Supplied information –
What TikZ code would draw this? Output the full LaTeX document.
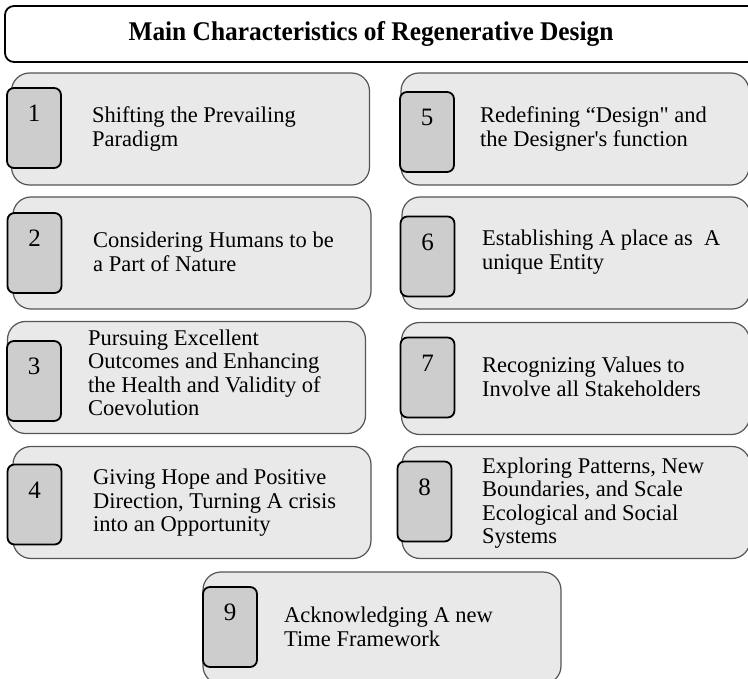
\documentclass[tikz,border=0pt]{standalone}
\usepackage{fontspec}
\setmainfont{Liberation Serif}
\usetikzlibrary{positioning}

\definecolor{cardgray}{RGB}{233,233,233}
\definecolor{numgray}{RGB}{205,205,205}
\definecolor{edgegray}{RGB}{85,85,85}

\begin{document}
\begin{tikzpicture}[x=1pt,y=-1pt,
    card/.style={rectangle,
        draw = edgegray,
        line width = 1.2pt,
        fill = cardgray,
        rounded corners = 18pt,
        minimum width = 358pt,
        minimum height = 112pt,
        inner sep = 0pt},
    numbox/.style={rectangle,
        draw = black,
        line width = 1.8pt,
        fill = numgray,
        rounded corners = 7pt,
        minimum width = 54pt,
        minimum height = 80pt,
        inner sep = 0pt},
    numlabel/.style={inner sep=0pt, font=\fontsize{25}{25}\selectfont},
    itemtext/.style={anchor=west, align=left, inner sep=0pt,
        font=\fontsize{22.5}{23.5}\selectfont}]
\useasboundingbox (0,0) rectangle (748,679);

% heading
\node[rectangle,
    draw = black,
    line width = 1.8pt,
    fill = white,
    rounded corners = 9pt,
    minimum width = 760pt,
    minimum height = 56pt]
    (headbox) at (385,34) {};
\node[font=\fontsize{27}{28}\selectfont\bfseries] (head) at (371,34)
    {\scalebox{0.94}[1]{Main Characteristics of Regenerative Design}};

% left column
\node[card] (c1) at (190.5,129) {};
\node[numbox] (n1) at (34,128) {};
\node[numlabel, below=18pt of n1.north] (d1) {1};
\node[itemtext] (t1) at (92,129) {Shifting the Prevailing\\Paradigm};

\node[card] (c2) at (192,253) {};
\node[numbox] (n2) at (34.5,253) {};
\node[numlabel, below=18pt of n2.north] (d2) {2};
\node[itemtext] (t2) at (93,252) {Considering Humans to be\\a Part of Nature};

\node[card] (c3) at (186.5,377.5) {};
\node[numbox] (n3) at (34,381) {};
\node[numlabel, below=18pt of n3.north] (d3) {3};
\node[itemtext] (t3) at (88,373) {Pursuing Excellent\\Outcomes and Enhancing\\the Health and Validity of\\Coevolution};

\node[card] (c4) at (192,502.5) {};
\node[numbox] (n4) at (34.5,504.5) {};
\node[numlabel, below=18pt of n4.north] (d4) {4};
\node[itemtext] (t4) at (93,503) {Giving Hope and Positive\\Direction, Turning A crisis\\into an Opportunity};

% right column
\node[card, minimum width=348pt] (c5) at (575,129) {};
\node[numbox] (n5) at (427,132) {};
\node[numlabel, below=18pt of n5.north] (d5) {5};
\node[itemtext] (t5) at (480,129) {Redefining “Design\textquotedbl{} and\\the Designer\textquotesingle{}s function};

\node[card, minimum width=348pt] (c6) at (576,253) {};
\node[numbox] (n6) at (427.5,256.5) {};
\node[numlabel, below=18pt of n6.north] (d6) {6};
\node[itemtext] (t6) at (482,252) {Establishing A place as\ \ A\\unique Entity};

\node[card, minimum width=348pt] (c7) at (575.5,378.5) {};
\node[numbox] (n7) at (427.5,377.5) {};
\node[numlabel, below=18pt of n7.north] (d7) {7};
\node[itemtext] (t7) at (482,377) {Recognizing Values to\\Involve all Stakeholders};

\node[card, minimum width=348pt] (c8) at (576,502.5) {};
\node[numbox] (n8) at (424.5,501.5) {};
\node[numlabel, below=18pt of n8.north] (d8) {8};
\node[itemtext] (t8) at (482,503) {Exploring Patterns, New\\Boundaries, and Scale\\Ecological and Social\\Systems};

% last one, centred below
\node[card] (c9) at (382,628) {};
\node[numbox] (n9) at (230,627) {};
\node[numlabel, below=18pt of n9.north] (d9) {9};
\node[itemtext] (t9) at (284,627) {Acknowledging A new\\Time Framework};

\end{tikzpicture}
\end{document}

Written instruction – Set down again, exactly, the lines of the material above from its first line to the one with "(t1) at (92,129)", inclusive. Leave the pictures out.

Expected answer –
What TikZ code would draw this? Output the full LaTeX document.
\documentclass[tikz,border=0pt]{standalone}
\usepackage{fontspec}
\setmainfont{Liberation Serif}
\usetikzlibrary{positioning}

\definecolor{cardgray}{RGB}{233,233,233}
\definecolor{numgray}{RGB}{205,205,205}
\definecolor{edgegray}{RGB}{85,85,85}

\begin{document}
\begin{tikzpicture}[x=1pt,y=-1pt,
    card/.style={rectangle,
        draw = edgegray,
        line width = 1.2pt,
        fill = cardgray,
        rounded corners = 18pt,
        minimum width = 358pt,
        minimum height = 112pt,
        inner sep = 0pt},
    numbox/.style={rectangle,
        draw = black,
        line width = 1.8pt,
        fill = numgray,
        rounded corners = 7pt,
        minimum width = 54pt,
        minimum height = 80pt,
        inner sep = 0pt},
    numlabel/.style={inner sep=0pt, font=\fontsize{25}{25}\selectfont},
    itemtext/.style={anchor=west, align=left, inner sep=0pt,
        font=\fontsize{22.5}{23.5}\selectfont}]
\useasboundingbox (0,0) rectangle (748,679);

% heading
\node[rectangle,
    draw = black,
    line width = 1.8pt,
    fill = white,
    rounded corners = 9pt,
    minimum width = 760pt,
    minimum height = 56pt]
    (headbox) at (385,34) {};
\node[font=\fontsize{27}{28}\selectfont\bfseries] (head) at (371,34)
    {\scalebox{0.94}[1]{Main Characteristics of Regenerative Design}};

% left column
\node[card] (c1) at (190.5,129) {};
\node[numbox] (n1) at (34,128) {};
\node[numlabel, below=18pt of n1.north] (d1) {1};
\node[itemtext] (t1) at (92,129) {Shifting the Prevailing\\Paradigm};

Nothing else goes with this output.